In response, Lundbeck said it "vigorously opposes any allegation of wrongdoing and does not believe its practice has violated European competition law." The drugmaker indicated that it will review the statement before submitting a reply, adding that "it is confident the allegations made by the Commission should be rejected as groundless." The Commission launched an antitrust inquiry into Lundbeck in January 2010.

Separately, Servier is also being investigated by the regulator over alleged "pay for delay" agreements related to generic versions of the company's cardiovascular drug Coversyl (perindopril). The Commission indicated Wednesday that it will "take further steps in the coming days," with EU antitrust commissioner Joaquin Almunia confirming the company will also be sent a statement of objections in the probe.
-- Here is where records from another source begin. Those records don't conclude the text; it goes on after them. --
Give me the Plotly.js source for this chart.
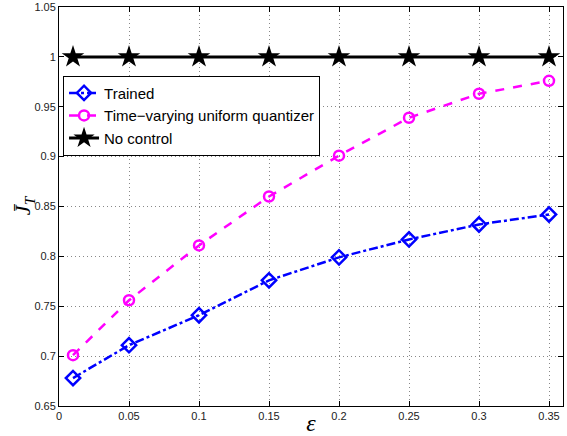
<!DOCTYPE html>
<html><head><meta charset="utf-8">
<script src="https://cdn.plot.ly/plotly-3.0.1.min.js"></script>
<style>html,body{margin:0;padding:0;background:#fff}#c{width:567px;height:436px}</style>
</head><body><div id="c"></div>
<script>
const epsilon = [0.01, 0.05, 0.1, 0.15, 0.2, 0.25, 0.3, 0.35];
const trained = [0.678, 0.711, 0.741, 0.776, 0.799, 0.817, 0.832, 0.842];
const uniformQ = [0.701, 0.756, 0.811, 0.860, 0.901, 0.939, 0.963, 0.976];
const noControl = [1, 1, 1, 1, 1, 1, 1, 1];
const names = ['Trained', 'Time\u2212varying uniform quantizer', 'No control'];
const xTicks = [0, 0.05, 0.1, 0.15, 0.2, 0.25, 0.3, 0.35];
const xTickText = ['0', '0.05', '0.1', '0.15', '0.2', '0.25', '0.3', '0.35'];
const yTicks = [0.65, 0.7, 0.75, 0.8, 0.85, 0.9, 0.95, 1, 1.05];
const yTickText = ['0.65', '0.7', '0.75', '0.8', '0.85', '0.9', '0.95', '1', '1.05'];

const traces = [
  {x: epsilon, y: trained, name: names[0], mode: 'lines+markers',
   line: {color: '#0000ff', width: 2.5, dash: 'dashdot'},
   marker: {symbol: 'diamond-open', size: 11, color: '#0000ff', line: {width: 2.5, color: '#0000ff'}}},
  {x: epsilon, y: uniformQ, name: names[1], mode: 'lines+markers',
   line: {color: '#ff00ff', width: 2.5, dash: 'dash'},
   marker: {symbol: 'circle-open', size: 10, color: '#ff00ff', line: {width: 2.5, color: '#ff00ff'}}},
  {x: epsilon, y: noControl, name: names[2], mode: 'lines+markers',
   line: {color: '#000000', width: 3},
   marker: {symbol: 'star', size: 17, color: '#000000'}}
];

const axisCommon = {
  showline: true, linecolor: '#000', linewidth: 1, mirror: 'ticks',
  ticks: 'inside', ticklen: 5, tickcolor: '#000',
  showgrid: true, gridcolor: '#888', griddash: '1px,3px', gridwidth: 1,
  zeroline: false, tickfont: {family: 'Liberation Sans, Arial', size: 11, color: '#222'}
};

const layout = {
  width: 567, height: 436,
  margin: {l: 59, r: 4, t: 7, b: 30},
  paper_bgcolor: '#fff', plot_bgcolor: '#fff',
  showlegend: true,
  legend: {x: 0.008, y: 0.828, xanchor: 'left', yanchor: 'top',
    bgcolor: '#fff', bordercolor: '#000', borderwidth: 1,
    font: {family: 'Liberation Sans, Arial', size: 15, color: '#000'},
    tracegroupgap: 0, itemwidth: 30},
  xaxis: Object.assign({}, axisCommon, {range: [0, 0.36], tickvals: xTicks, ticktext: xTickText,
    title: {text: '<i>ε</i>', font: {family: 'Liberation Serif, Times New Roman', size: 24, color: '#000'}, standoff: 0}}),
  yaxis: Object.assign({}, axisCommon, {range: [0.65, 1.05], tickvals: yTicks, ticktext: yTickText}),
  annotations: [{
    text: '<i>J̄<sub>T</sub></i>', xref: 'paper', yref: 'paper',
    x: -0.069, y: 0.504, xanchor: 'center', yanchor: 'middle', textangle: -90, showarrow: false,
    font: {family: 'Liberation Serif, Times New Roman', size: 22, color: '#000'}
  }]
};

Plotly.newPlot('c', traces, layout, {displayModeBar: false, staticPlot: true});
</script></body></html>
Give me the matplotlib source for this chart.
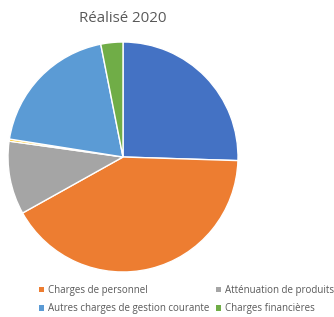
import matplotlib
matplotlib.use("Agg")
import matplotlib.pyplot as plt
from matplotlib.patches import Patch

categories = ["Charges à caractère général", "Charges de personnel", "Atténuation de produits",
              "Autres", "Autres charges de gestion courante", "Charges financières"]
values = [25.5, 41.4, 10.3, 0.3, 19.4, 3.1]
colors = ["#4472C4", "#ED7D31", "#A5A5A5", "#FFC000", "#5B9BD5", "#70AD47"]
legend_labels = ["Charges de personnel", "Atténuation de produits",
                 "Autres charges de gestion courante", "Charges financières"]
legend_colors = ["#ED7D31", "#A5A5A5", "#5B9BD5", "#70AD47"]
title = "Réalisé 2020"

plt.rcParams['font.family'] = ['Open Sans', 'DejaVu Sans']

W, H = 334, 317
fig = plt.figure(figsize=(W / 100, H / 100), dpi=100)
ax = fig.add_axes([8 / W, 1 - 272 / H, 230 / W, 230 / H])
ax.pie(values, colors=colors, startangle=90, counterclock=False,
       wedgeprops=dict(edgecolor="white", linewidth=1.0))
ax.set_xlim(-1.0, 1.0)
ax.set_ylim(-1.0, 1.0)
ax.set_aspect('equal')

fig.text(123 / W, 1 - 19 / H, title, ha="center", va="center", fontsize=10.8, color="#595959")

handles = [Patch(facecolor=c, edgecolor="none") for c in legend_colors]
order = [0, 2, 1, 3]
leg = fig.legend([handles[i] for i in order], [legend_labels[i] for i in order],
                 ncol=2, loc="upper left", bbox_to_anchor=(39 / W, 1 - 285 / H),
                 frameon=False, fontsize=7, handlelength=0.5, handleheight=0.5,
                 handletextpad=0.4, columnspacing=0.7, labelspacing=0.75,
                 borderpad=0, borderaxespad=0)
for t in leg.get_texts():
    t.set_color("#595959")

fig.savefig("out.png", dpi=100)
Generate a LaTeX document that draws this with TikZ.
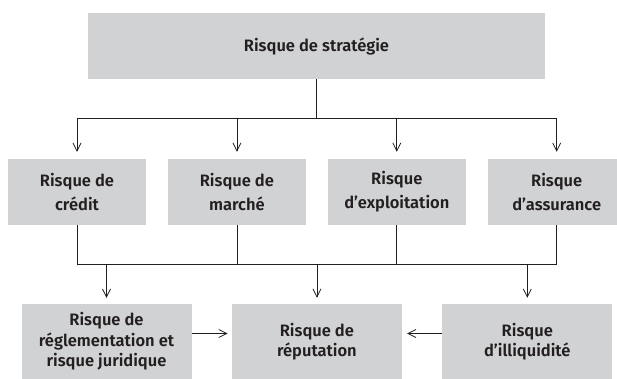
\documentclass[tikz,border=0pt]{standalone}
\usepackage{fontspec}
\setmainfont{Fira Sans}[BoldFont={Fira Sans SemiBold}]
\usetikzlibrary{positioning}
\usetikzlibrary{arrows.meta}

\definecolor{boxgray}{HTML}{D1D2D4}
\definecolor{inkgray}{HTML}{231F20}

\begin{document}
\begin{tikzpicture}[
    x=1pt, y=-1pt,
    rbox/.style={fill=boxgray, text=inkgray, font=\fontsize{16.5}{24}\selectfont\bfseries,
        align=center, inner sep=0, minimum width=138pt, minimum height=66pt},
    lbox/.style={rbox, font=\fontsize{16.5}{20.5}\selectfont\bfseries,
        minimum width=170pt, minimum height=75pt},
    link/.style={draw=inkgray, line width=0.8pt},
    dedge/.style={link, -{Straight Barb[length=8pt,width=8pt]}}
]
\useasboundingbox (0,0) rectangle (617,379);

% Strategy
\node[rbox, minimum width=457pt] (strat) at (316.5,46) {Risque de stratégie};

% Main risks
\node[rbox] (credit) at (77,192) {Risque de\\crédit};
\node[rbox, right=21.5pt of credit] (marche) {Risque de\\marché};
\node[rbox, right=21.5pt of marche] (exploit) {Risque\\d’exploitation};
\node[rbox, right=21.5pt of exploit] (assur) {Risque\\d’assurance};

% Consequent risks
\node[lbox] (regl) at (106.5,341.5) {Risque de\\réglementation et\\risque juridique};
\node[lbox, right=40pt of regl] (reput) {Risque de\\réputation};
\node[lbox, right=40pt of reput] (illiq) {Risque\\d’illiquidité};

% Upper bus
\coordinate[below=39.5pt of strat.south] (topbus);
\draw[link] (strat.south) -- (topbus);
\draw[link] (credit.north |- topbus) -- (assur.north |- topbus);
\foreach \n in {credit,marche,exploit,assur}
    \draw[dedge, shorten >=7pt] (\n.north |- topbus) -- (\n.north);

% Lower bus
\coordinate[below=39pt of marche.south] (lowbus);
\draw[link] (credit.south) -- (credit.south |- lowbus) -- (assur.south |- lowbus) -- (assur.south);
\draw[link] (marche.south) -- (marche.south |- lowbus);
\draw[link] (exploit.south) -- (exploit.south |- lowbus);
\foreach \n in {regl,reput,illiq}
    \draw[dedge, shorten >=6pt] (\n.north |- lowbus) -- (\n.north);

% Side links
\draw[dedge, shorten >=4pt] ([yshift=8pt]regl.east) -- ([yshift=8pt]reput.west);
\draw[dedge, shorten >=5pt] ([yshift=8pt]illiq.west) -- ([yshift=8pt]reput.east);

\end{tikzpicture}
\end{document}
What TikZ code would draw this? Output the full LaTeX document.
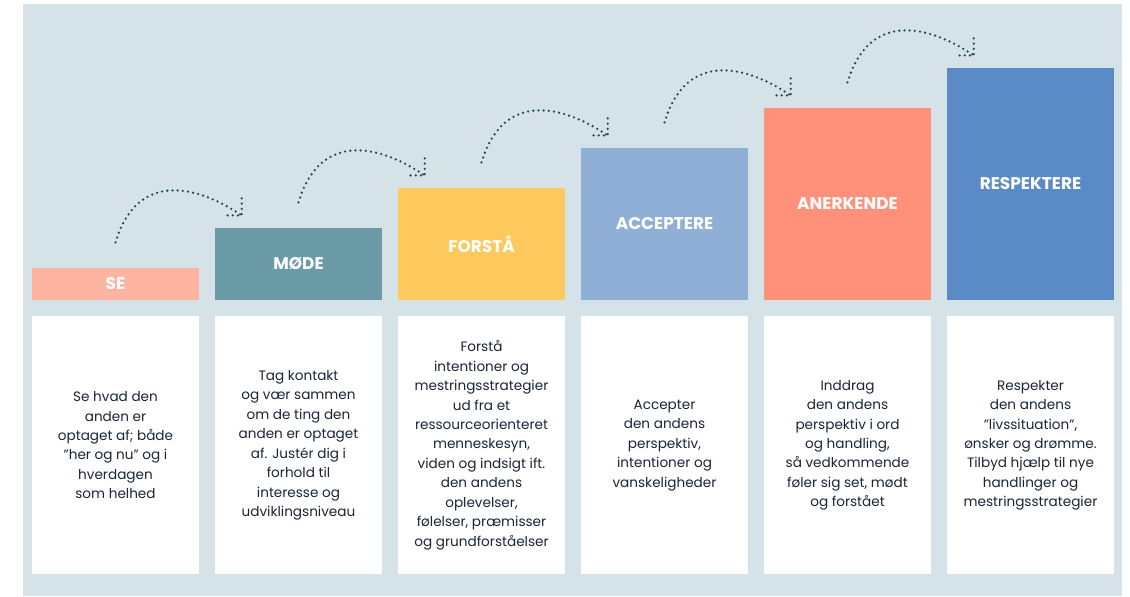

The regulator alleges Servier and several drugmakers entered into agreements that may have delayed the entry of generic Coversyl into European markets. Lundbeck and Servier represent the EU's first case investigating "pay-for-delay" agreements, the Commission said.

Sources on Tuesday had divulged that Lundbeck and Servier would each be served with statements of objections as part of the ongoing investigations. According to the Commission, antitrust investigations are also ongoing against Teva and its Cephalon unit, Johnson & Johnson, and Novartis, as well as its Sandoz unit for possible violations, including practices involving generic companies.